Tentativi di cambiare la Costituzione,
nel senso della governabilità, ce ne sono stati, ma a nessun effetto. Non con
al riforma Renzi, bocciata. Non con la riforma in senso maggioritario dei regii
elettorali: si è tentato di rafforzare le funzioni esecutive col voto maggioritario
e i raggruppamenti personali, con un candidato a sindaco, a presidente della
Regione, a presidente del consiglio, ma a nessun effetto.
La Repubblica è sempre quella. Solo che
è di Gronchi, e non di Einaudi. È la Repubblica dell’Italia democristiana,
post-degasperiana. Anche gli uomini sono gli stessi, della stessa caratterizzazioe
politica, democratica cristiana – “popolare” nel gergo politico tedesco - seppure
di diversa generazione. E compreso il prossimo presidente della Repubblica, sia
esso Prodi, o l’inevitable giurista costituzionale emerito, o lo stesso Mattarella.

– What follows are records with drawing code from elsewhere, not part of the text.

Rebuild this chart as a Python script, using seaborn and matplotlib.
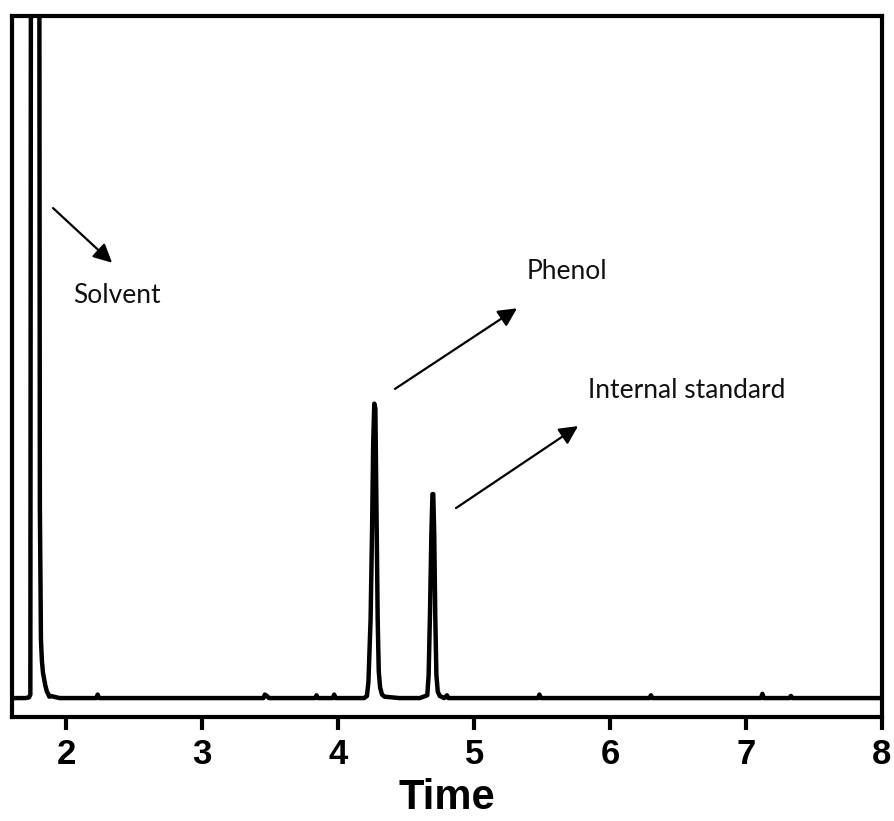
import matplotlib
matplotlib.use("Agg")
import matplotlib.pyplot as plt
import seaborn as sns
import pandas as pd

# Retention time (min) and detector signal (arbitrary units)
time = [1.600, 1.700, 1.725, 1.735, 1.740, 1.800, 1.805, 1.813, 1.820, 1.828,
        1.845, 1.857, 1.866, 1.874, 1.885, 1.950, 2.220, 2.230, 2.240, 2.600,
        3.450, 3.460, 3.475, 3.490, 3.830, 3.840, 3.850, 3.960, 3.970, 3.980,
        4.190, 4.211, 4.222, 4.238, 4.249, 4.257, 4.265, 4.273, 4.281, 4.290,
        4.298, 4.308, 4.322, 4.340, 4.450, 4.600, 4.655, 4.665, 4.675, 4.685,
        4.693, 4.699, 4.706, 4.714, 4.722, 4.732, 4.747, 4.780, 4.800, 4.810,
        5.000, 5.470, 5.480, 5.490, 6.000, 6.290, 6.300, 6.310, 7.000, 7.110,
        7.120, 7.130, 7.320, 7.330, 7.340, 8.000]
signal = [2.7, 2.7, 2.8, 3.2, 130.0, 130.0, 30.0, 11.0, 8.0, 6.3,
          4.5, 3.6, 3.3, 2.9, 3.0, 2.7, 2.7, 3.2, 2.7, 2.7,
          2.7, 3.2, 3.0, 2.7, 2.7, 3.1, 2.7, 2.7, 3.2, 2.7,
          2.7, 3.0, 5.0, 14.0, 27.0, 39.0, 44.7, 44.0, 30.0, 14.0,
          6.5, 4.2, 3.2, 2.9, 2.7, 2.7, 3.1, 6.0, 15.0, 26.0,
          31.8, 31.8, 26.0, 14.0, 6.0, 3.6, 3.0, 2.7, 3.1, 2.7,
          2.7, 2.7, 3.2, 2.7, 2.7, 2.7, 3.1, 2.7, 2.7, 2.7,
          3.3, 2.7, 2.7, 3.0, 2.7, 2.7]

# Peak labels: (text, text anchor time, text baseline signal, arrow start, arrow tip)
peak_names = ["Solvent", "Phenol", "Internal standard"]
label_pos = [(2.049, 59.1), (5.388, 62.5), (5.837, 45.5)]
arrow_start = [(1.902, 72.6), (4.417, 46.8), (4.866, 29.8)]
arrow_tip = [(2.336, 64.8), (5.315, 58.3), (5.764, 41.5)]

xticks = [2, 3, 4, 5, 6, 7, 8]

sns.set_style("ticks")
plt.rcParams["font.family"] = ["Liberation Sans", "DejaVu Sans"]

fig = plt.figure(figsize=(8.94, 8.21), dpi=100)
ax = fig.add_axes([12 / 894, 1 - 717 / 821, 870 / 894, 701 / 821])

df = pd.DataFrame({"Time": time, "Signal": signal})
sns.lineplot(data=df, x="Time", y="Signal", ax=ax, color="black", lw=3.2,
             sort=False, estimator=None)

ax.set_xlim(1.6, 8.0)
ax.set_ylim(0, 100)
ax.set_xticks(xticks)
ax.set_xticklabels([str(t) for t in xticks], fontsize=25, fontweight="bold",
                   color="black")
ax.set_yticks([])
ax.set_ylabel("")
ax.set_xlabel("Time", fontsize=30, fontweight="bold", labelpad=5, color="black")
ax.tick_params(axis="x", direction="out", length=9, width=3, pad=6, colors="black")

for side in ["left", "right", "top", "bottom"]:
    ax.spines[side].set_visible(True)
    ax.spines[side].set_linewidth(3)
    ax.spines[side].set_color("black")

for name, (tx, ty), s, e in zip(peak_names, label_pos, arrow_start, arrow_tip):
    ax.text(tx, ty, name, fontsize=19, family=["Lato", "DejaVu Sans"],
            ha="left", va="baseline", color="#111111")
    ax.annotate("", xy=e, xytext=s,
                arrowprops=dict(arrowstyle="-|>", lw=1.6, color="black",
                                mutation_scale=28, shrinkA=0, shrinkB=0))

fig.savefig("out.png", dpi=100)
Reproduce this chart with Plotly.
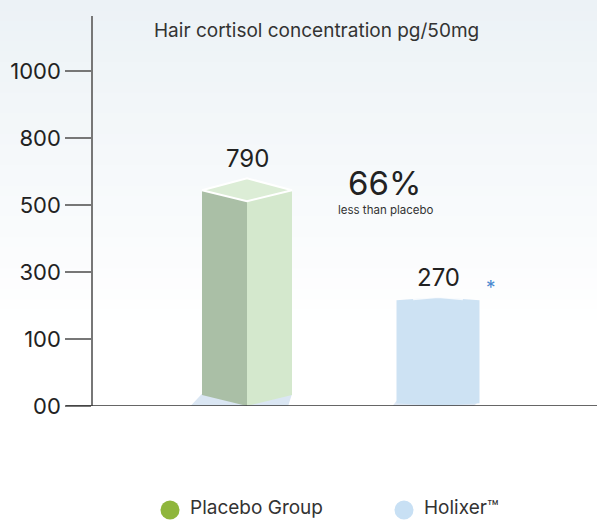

L’opinione vive in Italia nell’irrealtà.
Dei media. Che nominano e celebrano repubbliche che non esistono. Mentre non
rimarcano nemmeno le persistenze.
L’unica novità è l’inabissamento del
partito Comunista. Che ha trascinato con sé tutti gli altri partiti progressisti,
socialisti e laici, con la giustizia politica. Ma solo per rafforzare la continuità
democristiana. Napolitano è esemplare a questo proposito, il presidente della
Repubblica ex Pci che ha distrutto, letteralmente, le residue forze non
democristiane a favore di governi “popolari”, cioè Dc.